Di Avv. Emanuela Mirella De Leo
Esport, intelligenza artificiale e analfabetismo cognitivo delle vecchie generazioni: la sfida della comunicazione intergenerazionale
Nei giorni scorsi, parlando in una scuola media di Esport, ho avuto modo di assistere a un fenomeno singolare: dialogando di attività videoludiche con gli studenti ho riscontrato molto interesse con domande interessantissime poste con terminologia propria; al contrario, nel volto dei docenti si leggeva un quasi generalizzato disorientamento davanti a parole come "streammare” “MOBA” “proplayer” e “Esport” appunto.
Eppure i docenti in questione erano mediamente “giovani”, istruiti e ragionevolmente genitori di ragazzi in età adolescenziale/ giovanile.
Questo porta a una riflessione sugli Esports: un termine che, per le “vecchie” generazioni, suona come un idioma alieno, un mondo incomprensibile dominato da schermi luminosi e dita frenetiche su controller, fatto solo per “giocare” e, peggio, per “perdere tempo”.
Dall'altra parte, per i più giovani, rappresenta una realtà tangibile, un universo competitivo ricco di adrenalina e passione, dove l'intelligenza artificiale assume un ruolo sempre più preponderante anche come prospettiva occupazionale.
Come comunicare, dunque, quando il linguaggio stesso diventa un ostacolo? Da un lato, i "nativi digitali", immersi fin dalla nascita nella cultura digitale, padroneggiano un lessico specifico, ricco di acronimi e riferimenti a videogiochi e tecnologie che ai loro predecessori risultano incomprensibili. Dall'altro, le vecchie generazioni, spesso restie ad abbracciare il cambiamento, si sentono escluse e alienate da questo nuovo modo di comunicare.
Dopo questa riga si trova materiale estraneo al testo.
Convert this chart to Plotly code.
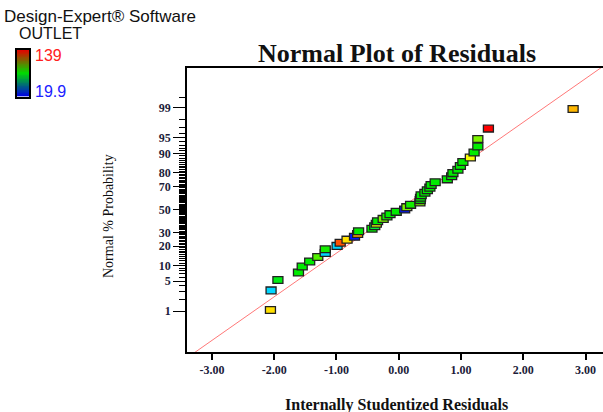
from statistics import NormalDist

import plotly.graph_objects as go
import plotly.colors as pc

# Internally studentized residuals (sorted) and the OUTLET response of each run
residuals = [
    -2.06, -2.05, -1.94, -1.61, -1.55, -1.43, -1.30, -1.18, -1.18, -0.99,
    -0.94, -0.83, -0.71, -0.66, -0.645, -0.43, -0.385, -0.36, -0.34, -0.25,
    -0.19, -0.14, -0.04, 0.095, 0.13, 0.19, 0.34, 0.345, 0.35, 0.36,
    0.42, 0.46, 0.50, 0.52, 0.585, 0.78, 0.85, 0.87, 0.95, 0.99,
    1.03, 1.15, 1.21, 1.27, 1.27, 1.44, 2.80,
]
outlet = [
    112.8, 44.9, 77.1, 79.5, 79.5, 79.5, 89.0, 44.9, 81.8, 44.9,
    129.5, 112.8, 22.3, 119.9, 79.5, 79.5, 73.5, 106.8, 79.5, 94.0,
    81.8, 79.5, 79.5, 22.3, 94.0, 81.8, 94.0, 79.5, 79.5, 79.5,
    79.5, 79.5, 79.5, 79.5, 79.5, 79.5, 79.5, 79.5, 79.5, 79.5,
    79.5, 108.0, 79.5, 79.5, 94.0, 139.0, 117.6,
]
outlet_min, outlet_max = 19.9, 139.0

prob_ticks = [1, 5, 10, 20, 30, 50, 70, 80, 90, 95, 99]
x_ticks = [-3, -2, -1, 0, 1, 2, 3]

nd = NormalDist()

# normal plotting positions (i - 0.5) / n on a probit scale
n = len(residuals)
probs = [(i + 0.5) / n for i in range(n)]
zvals = [nd.inv_cdf(p) for p in probs]

minor_probs = ([2, 3, 4, 6, 7, 8, 9] + list(range(11, 20)) + list(range(21, 30))
               + list(range(31, 50)) + list(range(51, 70)) + list(range(71, 80))
               + list(range(81, 90)) + [91, 92, 93, 94, 96, 97, 98, 99.5])

rainbow = [[0.0, "rgb(0,0,255)"], [0.25, "rgb(0,255,255)"], [0.5, "rgb(0,235,0)"],
           [0.75, "rgb(255,255,0)"], [1.0, "rgb(255,0,0)"]]
bar_scale = [[0.0, "rgb(0,0,230)"], [0.5, "rgb(0,220,0)"], [1.0, "rgb(230,0,0)"]]

fracs = [(v - outlet_min) / (outlet_max - outlet_min) for v in outlet]
point_colors = pc.sample_colorscale(rainbow, fracs)

W, H = 603, 412


def px(x):
    return x / W


def py(y):
    return 1 - y / H


serif = "Liberation Serif"
sans = "Liberation Sans"
ink = "#1c1c3a"

fig = go.Figure()

# reference line
fig.add_trace(go.Scatter(
    x=[-3.6, 3.6], y=[-3.6, 3.6], mode="lines",
    line=dict(color="rgb(255,120,120)", width=1), hoverinfo="skip", showlegend=False,
))

# OUTLET colour key as a one-column heatmap
steps = 60
key_vals = [outlet_min + (outlet_max - outlet_min) * k / (steps - 1) for k in range(steps)]
fig.add_trace(go.Heatmap(
    x=[0], y=key_vals, z=[[v] for v in key_vals], xaxis="x2", yaxis="y2",
    colorscale=bar_scale, zmin=outlet_min, zmax=outlet_max, showscale=False,
    hoverinfo="skip",
))

# residual points as small rectangles anchored at their data coordinates
shapes = []
for xv, zv, col in zip(residuals, zvals, point_colors):
    shapes.append(dict(
        type="rect", xref="x", yref="y",
        xsizemode="pixel", ysizemode="pixel", xanchor=xv, yanchor=zv,
        x0=-5, x1=5, y0=-3.4, y1=3.4,
        fillcolor=col, line=dict(color="#202020", width=1.3), layer="above",
    ))

annotations = [
    dict(text="Design-Expert® Software", x=px(2), y=py(17), xanchor="left", yanchor="middle",
         font=dict(family=sans, size=17, color="#111")),
    dict(text="OUTLET", x=px(17), y=py(34), xanchor="left", yanchor="middle",
         font=dict(family=sans, size=16, color="#111")),
    dict(text="139", x=px(33), y=py(55), xanchor="left", yanchor="middle",
         font=dict(family=sans, size=16, color="#ff2020")),
    dict(text="19.9", x=px(33), y=py(91), xanchor="left", yanchor="middle",
         font=dict(family=sans, size=16, color="#2020ff")),
    dict(text="<b>Normal Plot of Residuals</b>", x=px(397), y=py(53), xanchor="center",
         yanchor="middle", font=dict(family=serif, size=26, color="#111")),
    dict(text="<b>Internally Studentized Residuals</b>", x=px(396), y=py(405),
         xanchor="center", yanchor="middle", font=dict(family=serif, size=16, color="#111")),
    dict(text="Normal % Probability", x=px(108), y=py(216), textangle=-90,
         xanchor="center", yanchor="middle", font=dict(family=serif, size=14, color="#111")),
]
for a in annotations:
    a.update(xref="paper", yref="paper", showarrow=False)

fig.update_layout(
    width=W, height=H,
    margin=dict(l=0, r=0, t=0, b=0),
    paper_bgcolor="white", plot_bgcolor="white",
    shapes=shapes,
    annotations=annotations,
    showlegend=False,
    xaxis=dict(
        domain=[px(187), 1.0], anchor="y",
        range=[-3.40, 3.28], tickvals=x_ticks, ticktext=[f"{v:.2f}" for v in x_ticks],
        showgrid=False, zeroline=False, showline=True, linecolor="black", linewidth=1.5,
        mirror=True, ticks="outside", ticklen=6, tickwidth=1.5, tickcolor="black",
        tickfont=dict(family=serif, size=12, color=ink, weight="bold"),
    ),
    yaxis=dict(
        domain=[py(352), py(68)], anchor="x",
        range=[-3.265, 3.242],
        tickvals=[nd.inv_cdf(p / 100) for p in prob_ticks],
        ticktext=[str(p) for p in prob_ticks],
        showgrid=False, zeroline=False, showline=True, linecolor="black", linewidth=1.5,
        ticks="outside", ticklen=12, tickwidth=1.3, tickcolor="black",
        tickfont=dict(family=serif, size=12, color=ink, weight="bold"),
        minor=dict(tickmode="array", tickvals=[nd.inv_cdf(p / 100) for p in minor_probs],
                   ticks="outside", ticklen=6, tickwidth=1, tickcolor="black", showgrid=False),
    ),
    xaxis2=dict(
        domain=[px(17), px(29)], anchor="y2", range=[-0.5, 0.5],
        showticklabels=False, ticks="", showgrid=False, zeroline=False,
        showline=True, linecolor="black", linewidth=1.5, mirror=True,
    ),
    yaxis2=dict(
        domain=[py(96.5), py(50)], anchor="x2", range=[outlet_min, outlet_max],
        showticklabels=False, ticks="", showgrid=False, zeroline=False,
        showline=True, linecolor="black", linewidth=1.5, mirror=True,
    ),
)

fig.write_html("out.html")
Non si tratta di semplice ignoranza, ma di un vero e proprio "analfabetismo cognitivo"; le nuove tecnologie, infatti, richiedono modalità di apprendimento e di elaborazione del pensiero differenti rispetto al passato. La sfida, dunque, è quella di colmare questo divario, creando ponti di comunicazione intergenerazionali. Sfida che travalica i confini degli Esports in sé, ma che abbraccia, nella “società liquida” descritta dal sociologo Zygmunt Bauman, i legami liquefatti che lasciano facilmente spazio alla dipendenza, al narcisismo individuale e alla commercializzazione dei sentimenti che, se non veicolati, trovano terreno d’elezione proprio nei mondi virtuali.
Attenzione però: i “vecchi” tendono a demonizzare la tecnologia e i suoi prodotti acriticamente scordandosi che questi ultimi sono un mezzo. Né più né meno.
Piuttosto il problema dei ragazzi sono la solitudine, la mancanza di comunicazione e l’alienazione e la rete Internet e il social diventano una via di uscita in cui rifugiarsi usando strumenti conosciuti, con cui hanno “confidenza” anche nel linguaggio, capaci di soddisfare le loro esigenze.
Da questo occorre partire per promuovere un dialogo, in cui entrambe le parti si sforzino di comprendere l'altro “scambiandosi le esperienze”, colmando il gap generazionale. Le vecchie generazioni devono mostrare interesse per le passioni dei più giovani, cercando di apprendere il loro linguaggio e le loro abitudini, senza banalizzare. I nativi digitali, a loro volta, possono adottare un linguaggio più accessibile e paziente, adattandosi al ritmo e alle capacità di comprensione dei loro interlocutori.
In questo, proprio la tecnologia e l’intelligenza artificiale possono essere utilizzate come strumento di mediazione, sfruttando piattaforme online e social media per creare spazi di interazione e confronto. Tutorial, video esplicativi e guide possono facilitare la comprensione di termini e concetti specifici del mondo virtuale, siano essi Esport ma non solo.
Al termine dell’incontro presso la scuola media molti dei presenti hanno manifestato la necessità di saperne di più, organizzando eventi e attività per persone di diverse età favorendo la condivisione di esperienze e la creazione di legami intergenerazionali. Tornei di eSport aperti a tutte le età, workshop di gaming per le famiglie, o eventi di educazione digitale per le persone anziane sono solo alcuni esempi.
Colmare il divario generazionale non è un compito facile, ma è fondamentale per costruire una società coesa e inclusiva. In questo l'Esport, con la sua capacità di coinvolgere persone di tutte le età, può rappresentare un terreno fertile per la sperimentazione di nuove forme di comunicazione e di apprendimento intergenerazionale. In un mondo in continua evoluzione, la chiave per il futuro è la reciproca comprensione e l'abbattimento delle barriere cognitive.